** BEGIN INFORMATION SUPPLIED **

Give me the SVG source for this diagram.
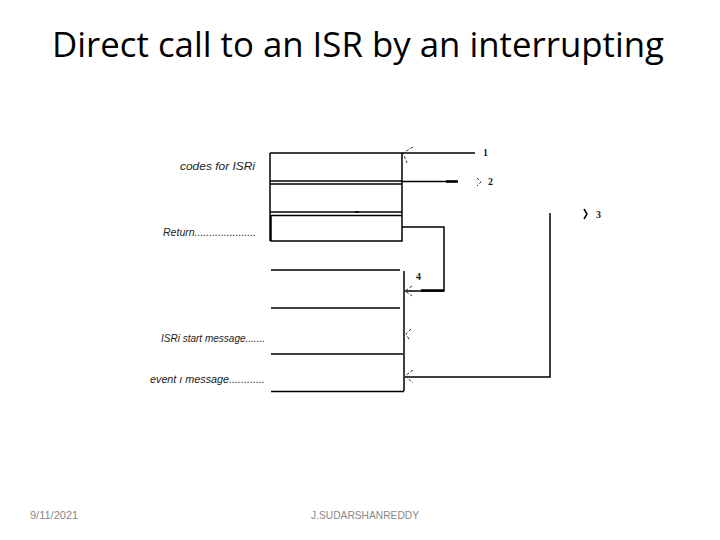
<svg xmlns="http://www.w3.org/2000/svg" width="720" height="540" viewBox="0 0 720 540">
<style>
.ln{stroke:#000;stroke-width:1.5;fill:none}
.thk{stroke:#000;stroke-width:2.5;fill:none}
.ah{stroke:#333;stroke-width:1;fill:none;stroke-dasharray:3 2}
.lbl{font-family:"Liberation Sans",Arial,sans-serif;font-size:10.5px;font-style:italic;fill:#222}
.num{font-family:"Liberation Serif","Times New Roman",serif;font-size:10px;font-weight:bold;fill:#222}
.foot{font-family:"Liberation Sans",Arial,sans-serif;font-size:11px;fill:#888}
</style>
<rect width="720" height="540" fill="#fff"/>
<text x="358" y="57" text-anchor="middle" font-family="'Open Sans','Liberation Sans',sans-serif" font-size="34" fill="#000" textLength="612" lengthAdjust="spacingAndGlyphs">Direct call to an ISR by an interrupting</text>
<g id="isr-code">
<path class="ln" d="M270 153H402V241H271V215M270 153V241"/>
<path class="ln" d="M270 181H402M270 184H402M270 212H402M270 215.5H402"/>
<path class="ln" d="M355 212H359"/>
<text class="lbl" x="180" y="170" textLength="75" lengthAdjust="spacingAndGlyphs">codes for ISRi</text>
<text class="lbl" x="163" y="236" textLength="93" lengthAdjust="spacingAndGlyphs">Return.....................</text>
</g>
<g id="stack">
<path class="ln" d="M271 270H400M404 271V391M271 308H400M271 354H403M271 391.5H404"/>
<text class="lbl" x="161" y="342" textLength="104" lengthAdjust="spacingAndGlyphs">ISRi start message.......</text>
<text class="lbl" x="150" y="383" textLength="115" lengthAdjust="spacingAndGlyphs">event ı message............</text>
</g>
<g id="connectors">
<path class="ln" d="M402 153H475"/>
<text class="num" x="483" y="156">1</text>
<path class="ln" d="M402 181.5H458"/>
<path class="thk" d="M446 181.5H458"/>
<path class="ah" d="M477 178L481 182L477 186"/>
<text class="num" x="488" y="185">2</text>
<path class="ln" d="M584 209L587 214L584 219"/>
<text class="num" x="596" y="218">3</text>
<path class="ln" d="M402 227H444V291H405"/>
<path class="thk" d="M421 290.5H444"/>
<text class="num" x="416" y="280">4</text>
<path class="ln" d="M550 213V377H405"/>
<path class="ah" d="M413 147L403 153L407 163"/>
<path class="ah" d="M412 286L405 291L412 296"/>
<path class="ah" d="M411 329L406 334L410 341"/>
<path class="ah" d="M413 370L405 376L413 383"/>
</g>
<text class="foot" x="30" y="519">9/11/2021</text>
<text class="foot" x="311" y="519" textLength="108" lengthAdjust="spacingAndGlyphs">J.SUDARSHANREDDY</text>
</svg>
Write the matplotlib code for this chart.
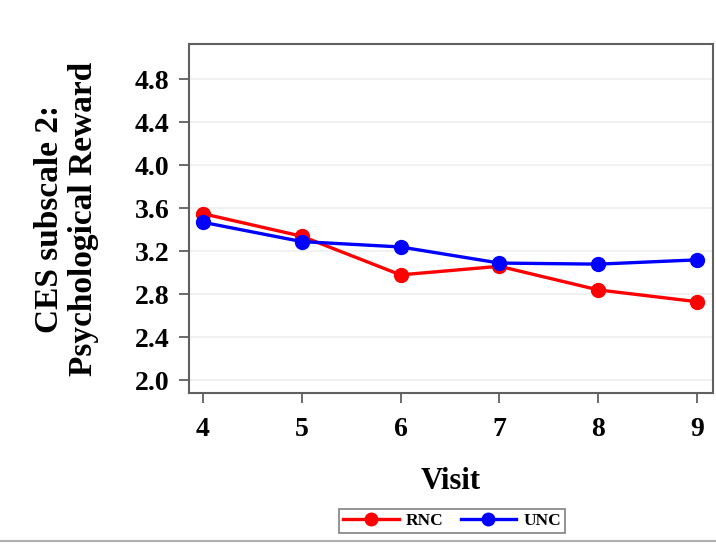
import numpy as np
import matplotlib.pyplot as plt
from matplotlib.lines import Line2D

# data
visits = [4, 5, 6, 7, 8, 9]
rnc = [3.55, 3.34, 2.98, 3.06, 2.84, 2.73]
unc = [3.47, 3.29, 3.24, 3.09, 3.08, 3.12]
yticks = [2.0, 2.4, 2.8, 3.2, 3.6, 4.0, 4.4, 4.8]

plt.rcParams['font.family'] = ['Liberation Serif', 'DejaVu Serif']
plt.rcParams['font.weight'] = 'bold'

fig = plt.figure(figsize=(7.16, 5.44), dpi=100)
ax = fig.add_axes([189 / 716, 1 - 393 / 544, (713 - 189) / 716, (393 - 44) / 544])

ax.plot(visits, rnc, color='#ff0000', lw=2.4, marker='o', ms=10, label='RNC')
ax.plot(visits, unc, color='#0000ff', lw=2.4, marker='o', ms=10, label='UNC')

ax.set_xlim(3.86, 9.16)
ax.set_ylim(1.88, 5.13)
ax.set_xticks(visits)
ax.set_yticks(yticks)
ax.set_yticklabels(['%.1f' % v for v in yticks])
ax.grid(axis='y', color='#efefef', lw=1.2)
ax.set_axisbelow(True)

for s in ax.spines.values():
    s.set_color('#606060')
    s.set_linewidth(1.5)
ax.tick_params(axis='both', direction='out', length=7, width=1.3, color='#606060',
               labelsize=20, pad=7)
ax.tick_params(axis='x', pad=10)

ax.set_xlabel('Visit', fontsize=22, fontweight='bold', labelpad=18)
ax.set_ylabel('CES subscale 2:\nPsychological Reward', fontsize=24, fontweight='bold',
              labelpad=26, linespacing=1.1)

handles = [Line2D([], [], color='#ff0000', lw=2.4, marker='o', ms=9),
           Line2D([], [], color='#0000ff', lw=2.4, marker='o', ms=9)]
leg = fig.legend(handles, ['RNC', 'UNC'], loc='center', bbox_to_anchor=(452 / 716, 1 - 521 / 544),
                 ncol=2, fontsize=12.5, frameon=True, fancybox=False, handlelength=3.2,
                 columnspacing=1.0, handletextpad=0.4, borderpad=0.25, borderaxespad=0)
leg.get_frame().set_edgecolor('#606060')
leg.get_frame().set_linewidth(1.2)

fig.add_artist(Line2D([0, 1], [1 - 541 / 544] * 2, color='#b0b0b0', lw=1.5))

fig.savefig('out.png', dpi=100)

** END INFORMATION SUPPLIED **

_WHAT IS REQUIRED_
Each entry must be retyped word for word, with every image omitted.

_EXERCISE RESULT_
Give me the SVG source for this diagram.
<svg xmlns="http://www.w3.org/2000/svg" width="720" height="540" viewBox="0 0 720 540">
<style>
.ln{stroke:#000;stroke-width:1.5;fill:none}
.thk{stroke:#000;stroke-width:2.5;fill:none}
.ah{stroke:#333;stroke-width:1;fill:none;stroke-dasharray:3 2}
.lbl{font-family:"Liberation Sans",Arial,sans-serif;font-size:10.5px;font-style:italic;fill:#222}
.num{font-family:"Liberation Serif","Times New Roman",serif;font-size:10px;font-weight:bold;fill:#222}
.foot{font-family:"Liberation Sans",Arial,sans-serif;font-size:11px;fill:#888}
</style>
<rect width="720" height="540" fill="#fff"/>
<text x="358" y="57" text-anchor="middle" font-family="'Open Sans','Liberation Sans',sans-serif" font-size="34" fill="#000" textLength="612" lengthAdjust="spacingAndGlyphs">Direct call to an ISR by an interrupting</text>
<g id="isr-code">
<path class="ln" d="M270 153H402V241H271V215M270 153V241"/>
<path class="ln" d="M270 181H402M270 184H402M270 212H402M270 215.5H402"/>
<path class="ln" d="M355 212H359"/>
<text class="lbl" x="180" y="170" textLength="75" lengthAdjust="spacingAndGlyphs">codes for ISRi</text>
<text class="lbl" x="163" y="236" textLength="93" lengthAdjust="spacingAndGlyphs">Return.....................</text>
</g>
<g id="stack">
<path class="ln" d="M271 270H400M404 271V391M271 308H400M271 354H403M271 391.5H404"/>
<text class="lbl" x="161" y="342" textLength="104" lengthAdjust="spacingAndGlyphs">ISRi start message.......</text>
<text class="lbl" x="150" y="383" textLength="115" lengthAdjust="spacingAndGlyphs">event ı message............</text>
</g>
<g id="connectors">
<path class="ln" d="M402 153H475"/>
<text class="num" x="483" y="156">1</text>
<path class="ln" d="M402 181.5H458"/>
<path class="thk" d="M446 181.5H458"/>
<path class="ah" d="M477 178L481 182L477 186"/>
<text class="num" x="488" y="185">2</text>
<path class="ln" d="M584 209L587 214L584 219"/>
<text class="num" x="596" y="218">3</text>
<path class="ln" d="M402 227H444V291H405"/>
<path class="thk" d="M421 290.5H444"/>
<text class="num" x="416" y="280">4</text>
<path class="ln" d="M550 213V377H405"/>
<path class="ah" d="M413 147L403 153L407 163"/>
<path class="ah" d="M412 286L405 291L412 296"/>
<path class="ah" d="M411 329L406 334L410 341"/>
<path class="ah" d="M413 370L405 376L413 383"/>
</g>
<text class="foot" x="30" y="519">9/11/2021</text>
<text class="foot" x="311" y="519" textLength="108" lengthAdjust="spacingAndGlyphs">J.SUDARSHANREDDY</text>
</svg>
Write the matplotlib code for this chart.
import numpy as np
import matplotlib.pyplot as plt
from matplotlib.lines import Line2D

# data
visits = [4, 5, 6, 7, 8, 9]
rnc = [3.55, 3.34, 2.98, 3.06, 2.84, 2.73]
unc = [3.47, 3.29, 3.24, 3.09, 3.08, 3.12]
yticks = [2.0, 2.4, 2.8, 3.2, 3.6, 4.0, 4.4, 4.8]

plt.rcParams['font.family'] = ['Liberation Serif', 'DejaVu Serif']
plt.rcParams['font.weight'] = 'bold'

fig = plt.figure(figsize=(7.16, 5.44), dpi=100)
ax = fig.add_axes([189 / 716, 1 - 393 / 544, (713 - 189) / 716, (393 - 44) / 544])

ax.plot(visits, rnc, color='#ff0000', lw=2.4, marker='o', ms=10, label='RNC')
ax.plot(visits, unc, color='#0000ff', lw=2.4, marker='o', ms=10, label='UNC')

ax.set_xlim(3.86, 9.16)
ax.set_ylim(1.88, 5.13)
ax.set_xticks(visits)
ax.set_yticks(yticks)
ax.set_yticklabels(['%.1f' % v for v in yticks])
ax.grid(axis='y', color='#efefef', lw=1.2)
ax.set_axisbelow(True)

for s in ax.spines.values():
    s.set_color('#606060')
    s.set_linewidth(1.5)
ax.tick_params(axis='both', direction='out', length=7, width=1.3, color='#606060',
               labelsize=20, pad=7)
ax.tick_params(axis='x', pad=10)

ax.set_xlabel('Visit', fontsize=22, fontweight='bold', labelpad=18)
ax.set_ylabel('CES subscale 2:\nPsychological Reward', fontsize=24, fontweight='bold',
              labelpad=26, linespacing=1.1)

handles = [Line2D([], [], color='#ff0000', lw=2.4, marker='o', ms=9),
           Line2D([], [], color='#0000ff', lw=2.4, marker='o', ms=9)]
leg = fig.legend(handles, ['RNC', 'UNC'], loc='center', bbox_to_anchor=(452 / 716, 1 - 521 / 544),
                 ncol=2, fontsize=12.5, frameon=True, fancybox=False, handlelength=3.2,
                 columnspacing=1.0, handletextpad=0.4, borderpad=0.25, borderaxespad=0)
leg.get_frame().set_edgecolor('#606060')
leg.get_frame().set_linewidth(1.2)

fig.add_artist(Line2D([0, 1], [1 - 541 / 544] * 2, color='#b0b0b0', lw=1.5))

fig.savefig('out.png', dpi=100)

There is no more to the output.